The White Cube has dedicated its North Galleries to the work of three international artists - Daniel Turner, Julia Dault, and Raphael Hefti - who explore the moment of transformation using slick modern materials such as vinyl and glass.
Room 1 contains Daniel Turner's oily black 'wall based works', which are like the futuristic waves of Zaha Hadid's designs. The influence of Turner's hometown - the dockyards of Portsmouth, Virginia - is clear in his choice of materials: bitumen emulsion, vinyl and wood. The paintings appear very fluid, which is due to the fact that the bitumen used is kept in a liquid form between sheets of vinyl. The small rectangular pieces, however, appear swallowed by the vastness of the White Cube's high ceilinged room. I question why Daniel Turner didn't decide to show off the unusual technique of his paintings on a greater scale in the huge gallery: it would have been fascinating to get a bit more lost in his in flux paintings.

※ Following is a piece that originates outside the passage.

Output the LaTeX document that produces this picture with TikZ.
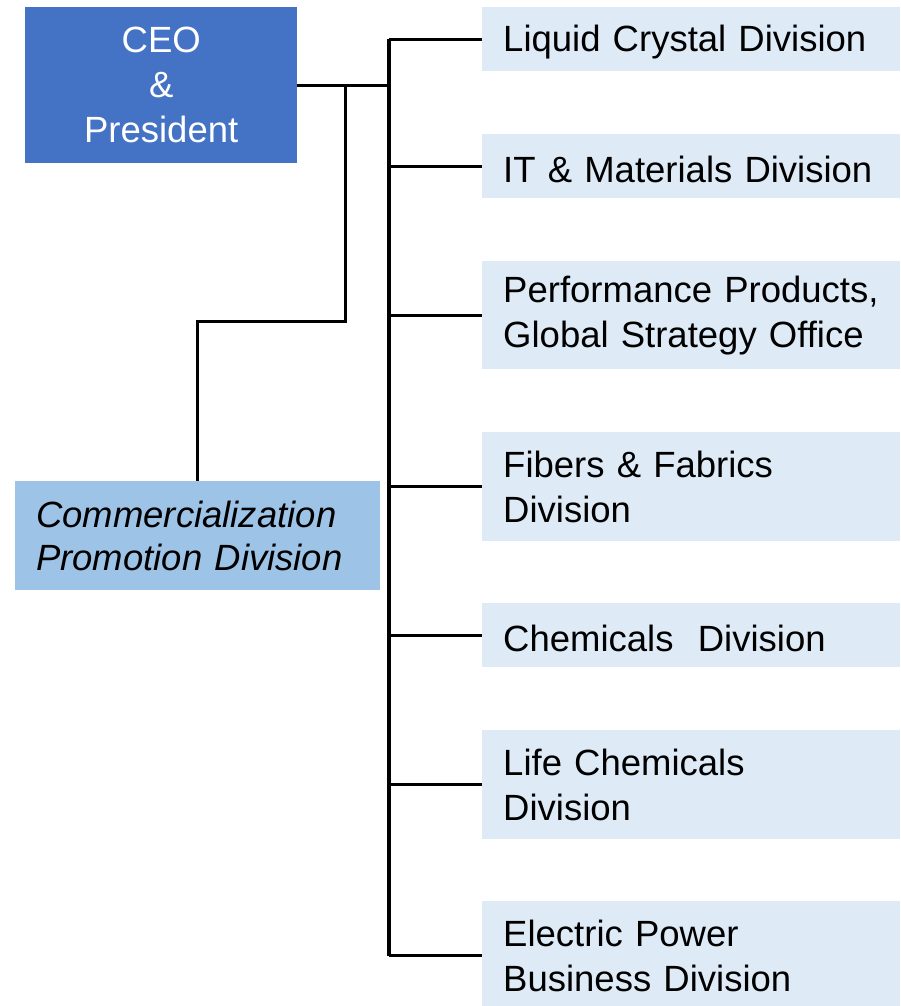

Room 2 displays a combination of works by all three artists, including Raphael Hefti's museum glass unit, which leans against the gallery wall. The museum glass has gone through a transformation from having no reflections to emitting the colourful reflections of a petrol spill. You may have recently seen similar works at his solo show at the Camden Arts Centre earlier this year.
Julia Dault's painting Jordache can be viewed in the mirror of Hefti's glass, which is an interesting curatorial choice, as the painting containing fans of pastel green and pinks complements the glass's coloured reflections. Dault's paintings are the most traditional pieces, made by scraping away layers of paint with tools such as a plaster comb. Again there is a sense of playful transformation as the colours are revealed. Interestingly, like Daniel Turner, Hault uses vinyl as the surface of her paintings.

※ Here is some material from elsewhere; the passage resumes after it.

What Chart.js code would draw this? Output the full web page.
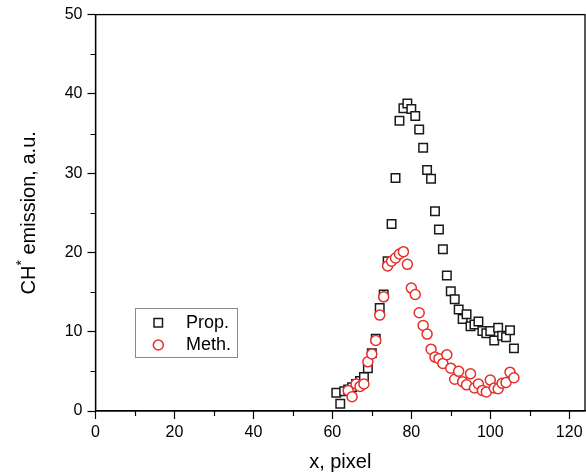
<!DOCTYPE html>
<html>
<head>
<meta charset="utf-8">
<script src="https://cdn.jsdelivr.net/npm/chart.js@4.4.1/dist/chart.umd.min.js"></script>
<style>
  html, body { margin: 0; padding: 0; background: #ffffff; }
  #wrap { width: 586px; height: 475px; }
</style>
</head>
<body>
<div id="wrap"><canvas id="c" width="586" height="475"></canvas></div>
<script>
// Pixel positions along the flame and CH* emission intensity (a.u.)
const pixelProp = [61, 62, 63, 64, 65, 66, 67, 68, 69, 70, 71, 72, 73, 74, 75, 76, 77, 78, 79, 80,
                   81, 82, 83, 84, 85, 86, 87, 88, 89, 90, 91, 92, 93, 94, 95, 96, 97, 98, 99, 100,
                   101, 102, 103, 104, 105, 106];
const propEmission = [2.3, 0.9, 2.5, 2.7, 3.0, 3.4, 3.8, 4.3, 5.4, 7.3, 9.1, 13.0, 14.7, 18.9, 23.6, 29.4, 36.6, 38.2, 38.8, 38.1,
                      37.2, 35.5, 33.2, 30.4, 29.3, 25.2, 22.9, 20.4, 17.1, 15.1, 14.1, 12.8, 11.6, 12.2, 10.7, 10.9, 11.3, 10.1, 9.8, 10.1,
                      8.9, 10.5, 9.5, 9.3, 10.2, 7.9];

const pixelMeth = [64, 65, 66, 67, 68, 69, 70, 71, 72, 73, 74, 75, 76, 77, 78, 79, 80,
                   81, 82, 83, 84, 85, 86, 87, 88, 89, 90, 91, 92, 93, 94, 95, 96, 97, 98, 99, 100,
                   101, 102, 103, 104, 105, 106];
const methEmission = [2.6, 1.8, 3.4, 3.1, 3.4, 6.2, 7.2, 8.9, 12.1, 14.4, 18.3, 18.9, 19.3, 19.8, 20.1, 18.5, 15.5,
                      14.7, 12.4, 10.8, 9.7, 7.8, 6.8, 6.6, 6.0, 7.1, 5.4, 4.0, 5.0, 3.7, 3.3, 4.7, 2.9, 3.4, 2.6, 2.4, 3.9,
                      2.9, 2.8, 3.5, 3.6, 4.9, 4.2];

const seriesNames = ['Prop.', 'Meth.'];
const xTitle = 'x, pixel';
const yTitleParts = ['CH', '*', ' emission, a.u.'];
const xMinorTicks = [10, 30, 50, 70, 90, 110];
const yMinorTicks = [5, 15, 25, 35, 45];

const FONT = '"Liberation Sans", Arial, Helvetica, sans-serif';
const INK = '#000000';
const PROP_COLOR = '#1a1a1a';
const METH_COLOR = '#e3302a';

const toPoints = (xs, ys) => xs.map((x, i) => ({ x: x, y: ys[i] }));

// Box around the plot area, minor ticks, axis titles and the inset legend
const decorations = {
  id: 'decorations',
  afterDraw(chart) {
    const ctx = chart.ctx;
    const a = chart.chartArea;
    const xs = chart.scales.x;
    const ys = chart.scales.y;
    ctx.save();
    ctx.strokeStyle = INK;
    ctx.lineWidth = 1.3;
    ctx.strokeRect(a.left, a.top, a.right - a.left, a.bottom - a.top);

    ctx.lineWidth = 1.2;
    ctx.beginPath();
    xMinorTicks.forEach(v => {
      const px = Math.round(xs.getPixelForValue(v)) + 0.5;
      ctx.moveTo(px, a.bottom);
      ctx.lineTo(px, a.bottom + 5);
    });
    yMinorTicks.forEach(v => {
      const py = Math.round(ys.getPixelForValue(v)) + 0.5;
      ctx.moveTo(a.left - 5, py);
      ctx.lineTo(a.left, py);
    });
    ctx.stroke();

    // x axis title
    ctx.fillStyle = INK;
    ctx.font = '20px ' + FONT;
    ctx.textAlign = 'center';
    ctx.textBaseline = 'middle';
    ctx.fillText(xTitle, (a.left + a.right) / 2, 462);

    // y axis title with superscript asterisk
    ctx.save();
    ctx.translate(28, (a.top + a.bottom) / 2);
    ctx.rotate(-Math.PI / 2);
    const big = '20px ' + FONT;
    const small = '14px ' + FONT;
    ctx.font = big;
    const w0 = ctx.measureText(yTitleParts[0]).width;
    const w2 = ctx.measureText(yTitleParts[2]).width;
    ctx.font = small;
    const w1 = ctx.measureText(yTitleParts[1]).width;
    const x0 = -(w0 + w1 + w2) / 2;
    ctx.textAlign = 'left';
    ctx.textBaseline = 'alphabetic';
    ctx.font = big;
    ctx.fillText(yTitleParts[0], x0, 7);
    ctx.font = small;
    ctx.fillText(yTitleParts[1], x0 + w0, -2);
    ctx.font = big;
    ctx.fillText(yTitleParts[2], x0 + w0 + w1, 7);
    ctx.restore();

    // legend
    ctx.strokeStyle = '#8a8a8a';
    ctx.lineWidth = 1;
    ctx.strokeRect(135.5, 308.5, 102, 49);
    ctx.lineWidth = 1.5;
    ctx.strokeStyle = PROP_COLOR;
    ctx.strokeRect(154, 318.5, 8.5, 8.5);
    ctx.strokeStyle = METH_COLOR;
    ctx.beginPath();
    ctx.arc(158.3, 345, 5, 0, Math.PI * 2);
    ctx.stroke();
    ctx.fillStyle = INK;
    ctx.font = '18px ' + FONT;
    ctx.textAlign = 'left';
    ctx.textBaseline = 'middle';
    ctx.fillText(seriesNames[0], 186, 323);
    ctx.fillText(seriesNames[1], 186, 345);
    ctx.restore();
  }
};

new Chart(document.getElementById('c'), {
  type: 'scatter',
  data: {
    datasets: [
      {
        label: seriesNames[0],
        data: toPoints(pixelProp, propEmission),
        pointStyle: 'rect',
        pointRadius: 6,
        pointBorderWidth: 1.5,
        borderColor: PROP_COLOR,
        backgroundColor: '#ffffff',
        order: 2
      },
      {
        label: seriesNames[1],
        data: toPoints(pixelMeth, methEmission),
        pointStyle: 'circle',
        pointRadius: 5,
        pointBorderWidth: 1.5,
        borderColor: METH_COLOR,
        backgroundColor: '#ffffff',
        order: 1
      }
    ]
  },
  options: {
    responsive: false,
    animation: false,
    devicePixelRatio: 1,
    layout: { autoPadding: false, padding: { top: 14, right: 1, left: 0, bottom: 0 } },
    plugins: {
      legend: { display: false },
      tooltip: { enabled: false }
    },
    scales: {
      x: {
        type: 'linear',
        position: 'bottom',
        min: 0,
        max: 124,
        afterFit: s => { s.height = 64; s.paddingLeft = 0; s.paddingRight = 0; },
        border: { color: INK, width: 1.3 },
        grid: { drawOnChartArea: false, tickLength: 8, tickColor: INK, tickWidth: 1.2 },
        ticks: {
          stepSize: 20,
          includeBounds: false,
          maxRotation: 0,
          padding: 4,
          color: INK,
          font: { size: 16, family: FONT }
        }
      },
      y: {
        type: 'linear',
        min: 0,
        max: 50,
        afterFit: s => { s.width = 95.5; },
        border: { color: INK, width: 1.3 },
        grid: { drawOnChartArea: false, tickLength: 8, tickColor: INK, tickWidth: 1.2 },
        ticks: {
          stepSize: 10,
          padding: 5,
          color: INK,
          font: { size: 16, family: FONT }
        }
      }
    }
  },
  plugins: [decorations]
});
</script>
</body>
</html>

The walls dividing room 2 and 3 are marked by Turner's charcoal-like scuff marks, a couple of feet above the gallery floor. The marks appear light, almost like the marks you get on house interiors from smoking. There is a sense that the marks have crept around and they may just disappear.
Room Three includes Dault's sculptures, which are made from rolled up sheet plastics such as Plexiglas tied with boxing wraps and string. She uses metallic colours reminiscent of Jeff Koon's sculptures. Untitled 22 is made of sheets of black, gold and cream which are tied up in a bundle leaning against the gallery wall. There is something particularly intriguing in the way they are tied up by black cords - it's as if they could very easily 'ping' open. There is a sense of potential and time in the work; it could all change. Each work is embellished with the start and finish time - Untitled 22 took five hours.
The cathedral-like height of Room 9x9x9 is dedicated to Raphael Hefti's photogram and his steel sculptures, which have been deformed by heat over a period of five years. The photogram of the Lycopodium plant really is spectacular. Created by the light from the burning spores of the plant, the photogram captures a moment of multiple transformations.
You can understand why the curators have grouped these artists together, as there is a real continuity throughout the gallery rooms of testing and playing with materials and trying to present something of this tangible moment of change. Some of the small paintings of Daniel Turner and Julia Dault, however, do appear a bit lost on the White Cube's huge wall. Raphael Hefti seems to be the only artist who has really taken advantage of the gallery's size.
Overall, the exhibition presents colourfully rich transformations with a very finished and visually pleasing aesthetic. It is a good opportunity to see contemporary international artists such as Daniel Turner who is exhibiting in the UK for the first time. And if you missed Raphael Hefti's show at the Camden Arts Centre this January, it's definitely worth a visit.